Here is the last paragraph of the book:

“I knew it was an absurd arrangement; that nothing had happened to my game. But then again, perhaps something could have happened. Was it possible that the gears, after a deserving layoff, were now, after so much grinding and screeching in California, perfectly meshed? I could see my ball down the fairway–a fine lie. Another good shot, perhaps a two iron, would fetch the green. My fingers itched for a club. I hurried up to find out what was going to happen.”

A fine book!

In the Foreword by Rick Reilly: “Plimpton was my ideal. He lived the life I aspired to. Live in Paris. Write hilariously and without arrogance. Appear in The Simpsons. Be fearless. Do you realize Plimpton was one of the men who wrestled Sirhan Sirhan to the ground after the assassination of Robert F .Kennedy, only a year after this book was first published? Do you realize he remarried at 61 and had twin girls at 64? At 76, Plimpton dies in his sleep. In my eyes, the man lived a perfect life.”
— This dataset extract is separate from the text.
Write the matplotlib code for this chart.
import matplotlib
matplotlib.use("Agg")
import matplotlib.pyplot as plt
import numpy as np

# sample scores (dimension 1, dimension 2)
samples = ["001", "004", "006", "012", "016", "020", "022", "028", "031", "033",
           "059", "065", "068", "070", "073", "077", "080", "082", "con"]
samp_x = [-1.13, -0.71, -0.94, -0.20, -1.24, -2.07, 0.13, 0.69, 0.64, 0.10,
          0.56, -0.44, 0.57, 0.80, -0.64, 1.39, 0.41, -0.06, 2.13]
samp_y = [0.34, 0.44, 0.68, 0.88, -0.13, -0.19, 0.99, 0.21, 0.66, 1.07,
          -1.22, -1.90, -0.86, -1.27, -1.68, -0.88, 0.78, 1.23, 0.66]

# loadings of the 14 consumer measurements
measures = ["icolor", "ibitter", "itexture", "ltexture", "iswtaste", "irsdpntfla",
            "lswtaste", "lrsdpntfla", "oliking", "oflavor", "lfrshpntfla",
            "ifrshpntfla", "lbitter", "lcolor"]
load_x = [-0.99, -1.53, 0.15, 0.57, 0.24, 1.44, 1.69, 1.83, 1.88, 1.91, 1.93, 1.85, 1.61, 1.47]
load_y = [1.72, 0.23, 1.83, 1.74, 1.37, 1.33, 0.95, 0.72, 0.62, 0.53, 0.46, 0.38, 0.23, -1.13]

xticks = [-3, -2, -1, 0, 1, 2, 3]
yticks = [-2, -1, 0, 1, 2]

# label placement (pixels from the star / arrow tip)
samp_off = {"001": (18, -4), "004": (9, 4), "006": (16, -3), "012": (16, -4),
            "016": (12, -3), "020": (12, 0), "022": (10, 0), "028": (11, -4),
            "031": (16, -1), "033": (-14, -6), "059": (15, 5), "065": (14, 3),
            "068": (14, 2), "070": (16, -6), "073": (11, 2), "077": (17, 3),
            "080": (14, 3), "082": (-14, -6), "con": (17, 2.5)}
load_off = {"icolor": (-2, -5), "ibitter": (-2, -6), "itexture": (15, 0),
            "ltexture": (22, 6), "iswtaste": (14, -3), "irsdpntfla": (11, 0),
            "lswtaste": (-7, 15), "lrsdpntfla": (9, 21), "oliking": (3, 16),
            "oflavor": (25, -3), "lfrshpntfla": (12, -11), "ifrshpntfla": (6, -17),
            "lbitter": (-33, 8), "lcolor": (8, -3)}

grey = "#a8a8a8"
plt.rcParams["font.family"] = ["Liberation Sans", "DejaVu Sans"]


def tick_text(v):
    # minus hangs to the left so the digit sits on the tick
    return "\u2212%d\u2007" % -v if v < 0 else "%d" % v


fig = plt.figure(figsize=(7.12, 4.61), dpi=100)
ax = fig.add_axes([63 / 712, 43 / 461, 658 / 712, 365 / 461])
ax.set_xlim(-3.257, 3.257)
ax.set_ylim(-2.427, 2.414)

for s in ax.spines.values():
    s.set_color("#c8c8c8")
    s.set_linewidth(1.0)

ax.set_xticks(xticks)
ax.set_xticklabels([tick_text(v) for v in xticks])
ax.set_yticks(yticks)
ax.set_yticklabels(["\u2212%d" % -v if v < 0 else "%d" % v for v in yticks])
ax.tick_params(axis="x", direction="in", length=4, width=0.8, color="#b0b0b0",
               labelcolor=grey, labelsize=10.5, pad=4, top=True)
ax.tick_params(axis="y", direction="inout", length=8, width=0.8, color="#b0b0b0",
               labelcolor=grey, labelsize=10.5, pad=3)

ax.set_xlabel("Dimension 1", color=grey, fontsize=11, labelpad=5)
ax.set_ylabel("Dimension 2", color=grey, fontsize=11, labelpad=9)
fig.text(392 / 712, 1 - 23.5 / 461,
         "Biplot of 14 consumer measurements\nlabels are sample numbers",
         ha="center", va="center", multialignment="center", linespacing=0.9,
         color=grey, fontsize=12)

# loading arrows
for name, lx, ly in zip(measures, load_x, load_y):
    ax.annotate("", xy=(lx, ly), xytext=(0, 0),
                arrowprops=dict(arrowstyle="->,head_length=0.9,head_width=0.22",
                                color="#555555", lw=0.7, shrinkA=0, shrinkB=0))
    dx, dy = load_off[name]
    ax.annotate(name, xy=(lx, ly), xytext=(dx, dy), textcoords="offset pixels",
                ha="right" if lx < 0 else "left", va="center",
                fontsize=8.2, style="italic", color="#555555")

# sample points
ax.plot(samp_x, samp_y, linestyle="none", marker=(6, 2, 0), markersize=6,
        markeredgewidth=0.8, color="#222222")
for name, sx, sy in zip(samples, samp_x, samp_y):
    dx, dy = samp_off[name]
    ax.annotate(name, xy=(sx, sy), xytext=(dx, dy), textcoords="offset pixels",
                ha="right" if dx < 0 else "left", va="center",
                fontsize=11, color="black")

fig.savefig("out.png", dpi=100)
Here’s what the Christie Calendar says:

“A Literary Lion Tees Off: In 1968, Paris Review editor and weekend duffer George Plimpton joined the professional golf tour for a month. He played in three California tournaments, mingling with Arnold Palmer, Jack Nicklaus, and some memorable journeymen, such as the one who missed a putt and was then spotted by an observer deep in the woods: “My God, he’s in there beating his driver against a stump!” Plimpton’s account of his time on the PGA Tour, The Bogey Man, is too funny to be reserved for golfers alone. The game’s rich lore and the entertaining company of players and caddies on the course and in the clubhouse afford Plimpton splendid opportunities to demonstrate that, although he may have been a hopelessly inelegant golfer, he was nearly flawless as a sporting raconteur.”